When NOT to rely on it

  • A divergence dot alone is never enough to trigger an entry. Wait for a real signal to align with it.
  • In long sideways ranges, divergences appear constantly and most do not develop into real trends. The dot is the cue to look harder, not to act.

6. The 3D step visual cue

This is not a new signal. It is a way the indicator highlights existing pullback signals so your eye lands on the freshest one.

When it shows

  • A green 3D step appears in the Bull zone (40–43) when ▲+ or BUY Hidden has just fired.
  • A red 3D step appears in the Bear zone (57–60) when ▼− or SELL Hidden has just fired.

Why it helps

  • When old signals stack up on the panel, the 3D step makes the eye lock onto the freshest one.
  • Bull steps climb up — visualising "pushed up".
  • Bear steps fall down — visualising "pressed down".

Disabling it

The effect is always on (no toggle). If your panel feels cluttered, reduce other layers (turn off EMA-9, turn off the chart-overlay triangles) rather than fight the 3D step.

7. Priority order when multiple signals stack

If two or three signal types appear in the last few bars, use this priority:

  1. Pullback Advanced (BUY ADV / SELL ADV) — top quality, full size.
  2. Buy / Sell Hidden co-located with a divergence dot — A+ setup, full size.
  3. Pullback ▲+ / ▼− — standard, half-to-full size.
  4. Trap TB / TS — short-term reversal, half size.
  5. Standalone divergence dot — no entry, bias only.

Golden rule — a newer signal overrides an older one if they conflict. Do not stay loyal to a stale signal once the market has shifted; the freshest signal is always more relevant than the prior one.

8. Built-in filters (already on, silent)

The indicator handles these filters internally — you do not need to configure them. Listed here so you know why some "obvious" signals do not fire:

  • Anti-spam — after a fire, the system waits for a reset condition before allowing another same-type fire. This prevents back-to-back ▲+ on the same minor wiggle.
  • Momentum confirmation — the trigger bar must show body strength or RSI directional confirmation. A flat doji at the level does not produce a signal.
  • Cooldown — TB / TS enforce a minimum bar distance between fires. Two trap signals 3 bars apart is not allowed.
  • Bull / Bear scoping — TB only fires inside the Bull level (because that is where a bull-trap setup lives); TS only fires inside the Bear level. The scoping prevents trap signals from appearing in trend continuation zones where they would be meaningless.
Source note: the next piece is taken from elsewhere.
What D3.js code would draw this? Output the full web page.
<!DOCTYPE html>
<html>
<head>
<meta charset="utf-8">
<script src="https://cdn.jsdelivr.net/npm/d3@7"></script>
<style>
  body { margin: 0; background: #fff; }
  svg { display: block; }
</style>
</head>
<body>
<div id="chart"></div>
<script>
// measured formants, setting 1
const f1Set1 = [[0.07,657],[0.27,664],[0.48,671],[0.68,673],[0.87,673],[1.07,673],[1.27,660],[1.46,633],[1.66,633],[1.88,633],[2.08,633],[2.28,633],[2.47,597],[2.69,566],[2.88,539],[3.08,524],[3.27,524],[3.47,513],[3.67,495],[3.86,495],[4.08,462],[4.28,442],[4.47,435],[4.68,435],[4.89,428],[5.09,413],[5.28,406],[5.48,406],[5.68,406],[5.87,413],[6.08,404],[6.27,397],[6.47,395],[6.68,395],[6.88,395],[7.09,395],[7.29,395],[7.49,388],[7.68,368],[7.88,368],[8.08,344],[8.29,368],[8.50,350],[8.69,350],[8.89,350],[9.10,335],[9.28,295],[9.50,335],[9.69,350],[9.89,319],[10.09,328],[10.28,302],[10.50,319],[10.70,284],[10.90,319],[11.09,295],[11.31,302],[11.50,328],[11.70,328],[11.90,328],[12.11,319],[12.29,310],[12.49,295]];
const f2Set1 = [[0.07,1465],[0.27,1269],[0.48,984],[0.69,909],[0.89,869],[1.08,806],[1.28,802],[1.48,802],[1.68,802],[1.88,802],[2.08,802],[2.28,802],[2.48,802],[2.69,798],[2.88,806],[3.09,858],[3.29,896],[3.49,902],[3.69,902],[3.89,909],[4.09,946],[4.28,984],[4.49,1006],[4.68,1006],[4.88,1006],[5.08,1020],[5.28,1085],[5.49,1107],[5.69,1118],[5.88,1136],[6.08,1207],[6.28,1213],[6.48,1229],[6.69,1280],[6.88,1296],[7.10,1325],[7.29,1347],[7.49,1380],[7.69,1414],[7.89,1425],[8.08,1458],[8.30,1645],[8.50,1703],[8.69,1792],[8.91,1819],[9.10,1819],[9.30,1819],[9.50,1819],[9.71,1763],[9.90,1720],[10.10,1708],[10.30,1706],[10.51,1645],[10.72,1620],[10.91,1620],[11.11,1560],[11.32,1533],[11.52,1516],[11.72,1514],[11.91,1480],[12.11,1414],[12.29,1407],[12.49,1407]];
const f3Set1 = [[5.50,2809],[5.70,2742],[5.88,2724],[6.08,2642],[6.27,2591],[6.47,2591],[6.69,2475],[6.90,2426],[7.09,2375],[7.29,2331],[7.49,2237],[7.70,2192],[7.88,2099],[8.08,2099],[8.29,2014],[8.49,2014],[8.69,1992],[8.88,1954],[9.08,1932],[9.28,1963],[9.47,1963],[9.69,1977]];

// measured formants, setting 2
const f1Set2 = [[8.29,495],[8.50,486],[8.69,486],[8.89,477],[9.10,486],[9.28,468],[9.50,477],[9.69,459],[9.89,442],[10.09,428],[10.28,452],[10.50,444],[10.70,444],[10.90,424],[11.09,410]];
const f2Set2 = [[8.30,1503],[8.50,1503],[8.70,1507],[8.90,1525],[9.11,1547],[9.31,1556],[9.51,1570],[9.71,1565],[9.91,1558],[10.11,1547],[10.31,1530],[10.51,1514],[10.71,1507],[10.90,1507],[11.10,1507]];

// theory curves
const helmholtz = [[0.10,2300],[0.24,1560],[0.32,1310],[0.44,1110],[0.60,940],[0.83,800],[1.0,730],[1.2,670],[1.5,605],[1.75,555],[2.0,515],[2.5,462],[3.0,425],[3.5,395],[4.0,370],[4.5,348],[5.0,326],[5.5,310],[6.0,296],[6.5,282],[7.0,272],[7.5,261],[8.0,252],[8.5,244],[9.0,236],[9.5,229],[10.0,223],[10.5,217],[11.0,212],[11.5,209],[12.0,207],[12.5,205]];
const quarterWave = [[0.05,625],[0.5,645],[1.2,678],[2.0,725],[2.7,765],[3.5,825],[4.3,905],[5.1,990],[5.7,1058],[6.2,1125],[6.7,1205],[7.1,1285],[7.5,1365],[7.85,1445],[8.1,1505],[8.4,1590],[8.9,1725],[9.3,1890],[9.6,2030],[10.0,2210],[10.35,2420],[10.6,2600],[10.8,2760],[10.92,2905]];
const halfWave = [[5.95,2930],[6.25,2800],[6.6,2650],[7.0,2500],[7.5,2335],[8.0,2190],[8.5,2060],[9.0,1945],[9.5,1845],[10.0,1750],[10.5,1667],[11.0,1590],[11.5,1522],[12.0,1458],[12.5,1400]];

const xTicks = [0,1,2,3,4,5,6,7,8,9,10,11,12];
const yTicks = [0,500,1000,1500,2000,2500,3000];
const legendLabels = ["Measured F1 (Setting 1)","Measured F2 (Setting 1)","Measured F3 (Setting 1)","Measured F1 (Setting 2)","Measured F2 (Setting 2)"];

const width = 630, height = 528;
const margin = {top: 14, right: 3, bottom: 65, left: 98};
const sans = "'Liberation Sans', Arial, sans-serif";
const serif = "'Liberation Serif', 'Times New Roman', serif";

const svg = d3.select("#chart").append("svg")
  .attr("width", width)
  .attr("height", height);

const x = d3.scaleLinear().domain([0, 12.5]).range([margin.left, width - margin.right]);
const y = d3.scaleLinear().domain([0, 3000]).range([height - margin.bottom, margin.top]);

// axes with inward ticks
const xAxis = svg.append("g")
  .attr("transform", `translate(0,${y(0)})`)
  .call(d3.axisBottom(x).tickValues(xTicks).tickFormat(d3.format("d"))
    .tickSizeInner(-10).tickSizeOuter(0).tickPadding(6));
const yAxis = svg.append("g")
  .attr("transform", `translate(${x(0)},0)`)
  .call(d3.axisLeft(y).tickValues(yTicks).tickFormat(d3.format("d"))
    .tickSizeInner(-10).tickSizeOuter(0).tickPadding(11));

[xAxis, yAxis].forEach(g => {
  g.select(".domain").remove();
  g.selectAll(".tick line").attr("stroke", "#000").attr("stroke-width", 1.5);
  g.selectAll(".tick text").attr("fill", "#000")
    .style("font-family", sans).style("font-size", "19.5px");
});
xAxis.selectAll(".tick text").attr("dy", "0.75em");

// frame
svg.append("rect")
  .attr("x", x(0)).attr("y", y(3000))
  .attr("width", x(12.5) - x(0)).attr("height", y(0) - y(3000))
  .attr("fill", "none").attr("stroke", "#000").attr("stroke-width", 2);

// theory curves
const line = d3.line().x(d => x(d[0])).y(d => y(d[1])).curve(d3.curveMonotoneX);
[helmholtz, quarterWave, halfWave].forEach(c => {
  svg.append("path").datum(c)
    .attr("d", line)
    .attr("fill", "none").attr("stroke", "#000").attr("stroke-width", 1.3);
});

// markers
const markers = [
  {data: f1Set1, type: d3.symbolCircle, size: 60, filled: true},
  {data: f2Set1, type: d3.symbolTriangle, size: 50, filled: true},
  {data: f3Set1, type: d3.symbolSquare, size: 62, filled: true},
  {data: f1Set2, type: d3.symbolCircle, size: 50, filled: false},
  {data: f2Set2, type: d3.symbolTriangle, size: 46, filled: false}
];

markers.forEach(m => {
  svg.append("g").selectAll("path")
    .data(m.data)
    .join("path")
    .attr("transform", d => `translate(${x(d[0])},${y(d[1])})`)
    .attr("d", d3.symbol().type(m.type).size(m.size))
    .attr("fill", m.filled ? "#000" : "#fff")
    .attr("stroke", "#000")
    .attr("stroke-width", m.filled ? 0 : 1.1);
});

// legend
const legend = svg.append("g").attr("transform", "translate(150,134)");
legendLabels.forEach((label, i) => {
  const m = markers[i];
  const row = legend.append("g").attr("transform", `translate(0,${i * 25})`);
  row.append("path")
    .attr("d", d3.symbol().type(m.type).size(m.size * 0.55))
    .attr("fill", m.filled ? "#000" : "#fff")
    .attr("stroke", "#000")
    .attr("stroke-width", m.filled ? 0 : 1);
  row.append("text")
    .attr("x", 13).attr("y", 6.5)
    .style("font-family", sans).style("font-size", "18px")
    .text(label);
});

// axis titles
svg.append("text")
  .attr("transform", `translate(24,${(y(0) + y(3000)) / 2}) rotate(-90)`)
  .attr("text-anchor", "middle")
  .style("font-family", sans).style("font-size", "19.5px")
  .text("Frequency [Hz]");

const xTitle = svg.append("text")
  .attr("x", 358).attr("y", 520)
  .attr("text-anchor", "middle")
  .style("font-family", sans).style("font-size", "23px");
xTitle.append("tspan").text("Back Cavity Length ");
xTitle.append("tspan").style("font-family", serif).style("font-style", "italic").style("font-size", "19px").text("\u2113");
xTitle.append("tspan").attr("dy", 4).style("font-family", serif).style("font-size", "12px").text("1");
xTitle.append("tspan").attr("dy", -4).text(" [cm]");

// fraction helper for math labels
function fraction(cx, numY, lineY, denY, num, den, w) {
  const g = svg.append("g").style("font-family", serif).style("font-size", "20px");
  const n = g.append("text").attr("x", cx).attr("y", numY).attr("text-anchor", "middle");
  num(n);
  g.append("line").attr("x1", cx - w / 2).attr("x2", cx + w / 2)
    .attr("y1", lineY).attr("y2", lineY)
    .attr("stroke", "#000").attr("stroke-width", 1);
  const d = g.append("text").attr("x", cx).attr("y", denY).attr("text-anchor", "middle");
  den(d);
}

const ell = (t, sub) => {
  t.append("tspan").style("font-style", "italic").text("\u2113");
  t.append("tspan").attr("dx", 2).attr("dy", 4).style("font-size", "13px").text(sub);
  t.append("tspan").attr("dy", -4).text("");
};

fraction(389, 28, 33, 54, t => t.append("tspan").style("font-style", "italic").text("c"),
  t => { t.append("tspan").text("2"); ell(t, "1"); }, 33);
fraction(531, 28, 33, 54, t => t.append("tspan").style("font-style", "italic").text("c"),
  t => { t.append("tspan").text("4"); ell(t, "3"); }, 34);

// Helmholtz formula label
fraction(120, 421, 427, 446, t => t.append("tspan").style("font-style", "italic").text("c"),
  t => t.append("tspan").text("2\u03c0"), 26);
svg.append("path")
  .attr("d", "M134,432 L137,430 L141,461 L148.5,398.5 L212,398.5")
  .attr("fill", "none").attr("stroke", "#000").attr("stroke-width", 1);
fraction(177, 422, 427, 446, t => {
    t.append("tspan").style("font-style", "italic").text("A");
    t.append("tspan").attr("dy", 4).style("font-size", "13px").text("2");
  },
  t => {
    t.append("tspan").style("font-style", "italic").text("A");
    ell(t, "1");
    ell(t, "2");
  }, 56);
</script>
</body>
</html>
If you expected a signal to fire and it did not, one of these four filters almost certainly suppressed it. That is the design, not a bug.

Common questions

Do these signals repaint? No. Signals only fire on closed bars. You may see flicker on the in-progress bar, but the final position locks at close. Once a triangle / box / dot has confirmed on a closed bar, it does not move.

Why do 1m / 5m charts spam signals? Lower TF = more noise. The logic still fires correctly but win rate drops because the underlying noise floor is higher. The sweet spot is 15m, 1H, 4H. If you find yourself overtrading at 1m–5m, move up one TF and let the signals breathe.

Old signals disappeared from history — is that a bug? No — Pine Script caps the number of labels / boxes a single script can hold. When the cap fills, the oldest are removed to make room for new ones. Only old visuals are affected; new signals are always correct.

How do Pullback and Pullback Hidden differ? Vanilla Pullback (▲+ / ▼−) only requires momentum + pullback. Hidden (BUY / SELL boxes) also requires hidden divergence → fewer fires, higher quality.

Can I disable a specific signal type? Yes — toggle individual signal groups in the indicator settings (RSI Pullback Signals, RSI Trap Signals, RSI Hidden Divergence). Most users keep them all on and filter at the decision step instead.

Final thought

Signals are "green light, go" — not "you must enter now". You are still the one calling the shot, based on the broader context: MTF alignment, level confluence, and the structural reads from mrD-Smart Ranges. The seven signals are tools; you are the trader.